Mayor Bill de Blasio
April 6, 2015

It was the best of times for New York City’s elite. It was the worst of times for New York City’s working people.

In a 1920 editorial, The Nation urged the government of New York City to take “prompt and energetic action” to assure decent, affordable housing for all. “No man has a moral right to close the doors of a building which he does not use,” the editorial said, “and if he will not rent at a fair rate, the municipal government should not hesitate to take possession, fix a fair rental, and let the people in.” While those were different times, the fundamental message still rings true today.

Every New Yorker needs a home. And not just a home, but one that is safe and affordable and that leaves a family with enough money for other basic necessities like food, healthcare and transportation.

Our city’s government has the responsibility to push for affordable housing for its citizens. And that is what we are doing. Last May, we presented “Housing New York: A Five-Borough, Ten-Year Plan,” which seeks to create or preserve 200,000 affordable-housing units for half a million New Yorkers. (That’s enough housing for the entire population of Miami or Atlanta.) This $41 billion effort is the largest housing program undertaken by any city—or state, for that matter—in the nation’s history.
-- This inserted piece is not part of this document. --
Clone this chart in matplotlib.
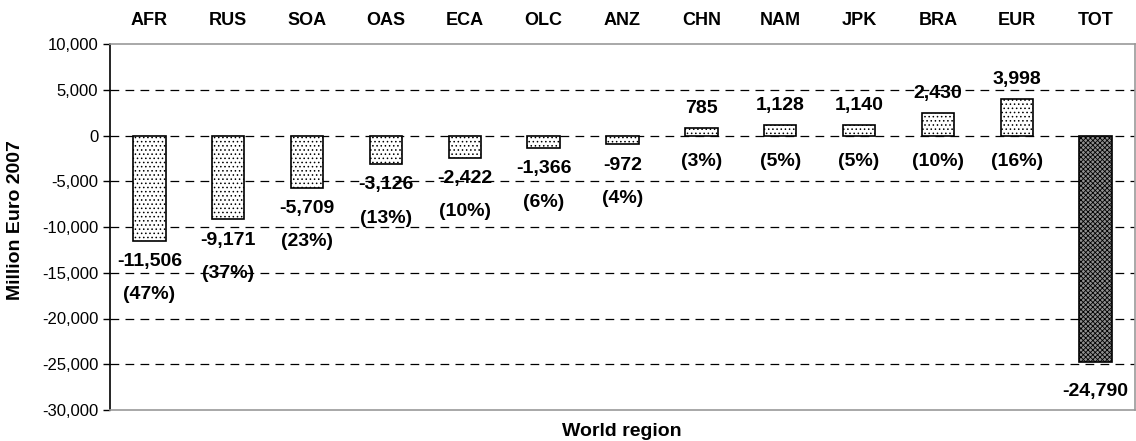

We’re converting voluntary 
affordable-housing programs into hard and fast requirements for developers. We’re adding new resources in order to fast-track small neighborhood projects and renovations that will help New Yorkers who are being priced out of their own communities. We’re putting our pension funds and our private sector to work investing in the next generation of affordable housing.
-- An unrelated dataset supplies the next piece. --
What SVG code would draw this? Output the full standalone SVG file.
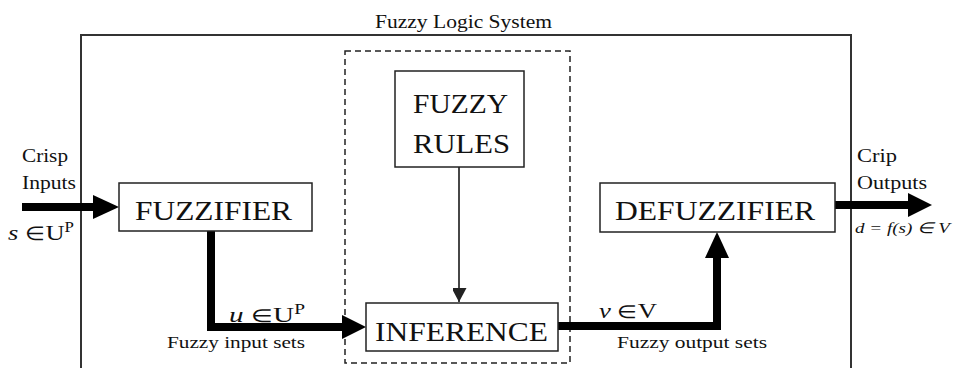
<svg xmlns="http://www.w3.org/2000/svg" width="958" height="368" viewBox="0 0 958 368">
<style>
text{font-family:"Liberation Serif","Times New Roman",serif;fill:#111}
.box{fill:#fff;stroke:#222;stroke-width:1.5}
.big{font-size:28px}
.lbl{font-size:18px}
.sm{font-size:16px}
.thick{fill:none;stroke:#000;stroke-width:8}
</style>
<defs>
<marker id="thin" markerWidth="15" markerHeight="14" refX="14" refY="7.5" orient="auto" markerUnits="userSpaceOnUse">
<path d="M0,0 L14,7.5 L0,15 Z" fill="#222"/>
</marker>
</defs>
<rect x="0" y="0" width="958" height="368" fill="#fff"/>
<g id="system">
<rect x="81" y="35" width="770" height="340" fill="none" stroke="#333" stroke-width="2"/>
<text x="375" y="28" class="lbl" textLength="177" lengthAdjust="spacingAndGlyphs">Fuzzy Logic System</text>
<rect x="345" y="51" width="225" height="312" fill="none" stroke="#222" stroke-width="1.5" stroke-dasharray="6,4"/>
</g>
<g id="connectors">
<path class="thick" d="M22,207 H96"/>
<path d="M93,195 L119,207 L93,219 Z" fill="#000"/>
<path class="thick" d="M211,231 V327 H345"/>
<path d="M342,315 L366,327 L342,339 Z" fill="#000"/>
<path class="thick" d="M558,326 H717 V256"/>
<path d="M705,258 L717,232 L729,258 Z" fill="#000"/>
<path class="thick" d="M835,205 H912"/>
<path d="M908,193 L932,205 L908,217 Z" fill="#000"/>
<line x1="459" y1="167" x2="459" y2="302" stroke="#333" stroke-width="1.8" marker-end="url(#thin)"/>
</g>
<g id="fuzzifier">
<rect class="box" x="119" y="183" width="193" height="48"/>
<text class="big" x="135" y="220" textLength="157" lengthAdjust="spacingAndGlyphs">FUZZIFIER</text>
</g>
<g id="rules">
<rect class="box" x="395" y="71" width="129" height="96"/>
<text class="big" x="413" y="113" textLength="95" lengthAdjust="spacingAndGlyphs">FUZZY</text>
<text class="big" x="413" y="153" textLength="97" lengthAdjust="spacingAndGlyphs">RULES</text>
</g>
<g id="inference">
<rect class="box" x="366" y="303" width="192" height="48"/>
<text class="big" x="375" y="341" textLength="173" lengthAdjust="spacingAndGlyphs">INFERENCE</text>
</g>
<g id="defuzzifier">
<rect class="box" x="600" y="183" width="235" height="49"/>
<text class="big" x="615" y="220" textLength="200" lengthAdjust="spacingAndGlyphs">DEFUZZIFIER</text>
</g>
<g id="labels">
<text class="lbl" x="22" y="162" textLength="46" lengthAdjust="spacingAndGlyphs">Crisp</text>
<text class="lbl" x="22" y="189" textLength="54" lengthAdjust="spacingAndGlyphs">Inputs</text>
<text x="8" y="240" font-size="22" textLength="66" lengthAdjust="spacingAndGlyphs"><tspan font-style="italic">s</tspan> <tspan font-size="19">∈</tspan>U<tspan dy="-8" font-size="14">P</tspan></text>
<text class="lbl" x="857" y="162" textLength="40" lengthAdjust="spacingAndGlyphs">Crip</text>
<text class="lbl" x="857" y="189" textLength="70" lengthAdjust="spacingAndGlyphs">Outputs</text>
<text x="855" y="233" font-size="15" font-style="italic" textLength="95" lengthAdjust="spacingAndGlyphs">d = f(s) ∈ V</text>
<text x="229" y="322" font-size="21" textLength="76" lengthAdjust="spacingAndGlyphs"><tspan font-style="italic">u</tspan>  <tspan font-size="18">∈</tspan>U<tspan dy="-8" font-size="14">P</tspan></text>
<text class="sm" x="167" y="348" textLength="138" lengthAdjust="spacingAndGlyphs">Fuzzy input sets</text>
<text x="599" y="318" font-size="21" textLength="58" lengthAdjust="spacingAndGlyphs"><tspan font-style="italic">v</tspan>  <tspan font-size="18">∈</tspan>V</text>
<text class="sm" x="617" y="348" textLength="150" lengthAdjust="spacingAndGlyphs">Fuzzy output sets</text>
</g>
</svg>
Our plan is about the future, but it is inspired by New York City’s progressive past as a laboratory for housing innovation. More than a century ago, Jacob Riis published his groundbreaking work of photojournalism, How the Other Half Lives, in which he documented the substandard living conditions in the tenements of the Lower East Side.

The Roaring ’20s saw a burgeoning disparity in income between the wealthy and everyone else—in our city and across the nation—escalating the need for more affordable housing.

Today, we face inequality every bit as extreme as in that era. While rents are on the rise, working families’ wages are at a standstill. Half of all households in our city qualify as “rent-burdened”—spending so much of their income on housing that they are unable to meet other vital expenses. We are grappling with a homelessness crisis unprecedented in our history, and even families that were once solidly middle-class are forced to consider leaving the city they love because they can’t afford to stay in their neighborhoods and homes.

Keeping New Yorkers here and making room for those yet to come aren’t challenges we can afford to ignore. Our ability to confront them will define what kind of city we will be for decades to come. We must live up to our heritage of making this a city where working people can thrive and find their way up the economic ladder. It’s the story of New York. And we intend for it to be our future.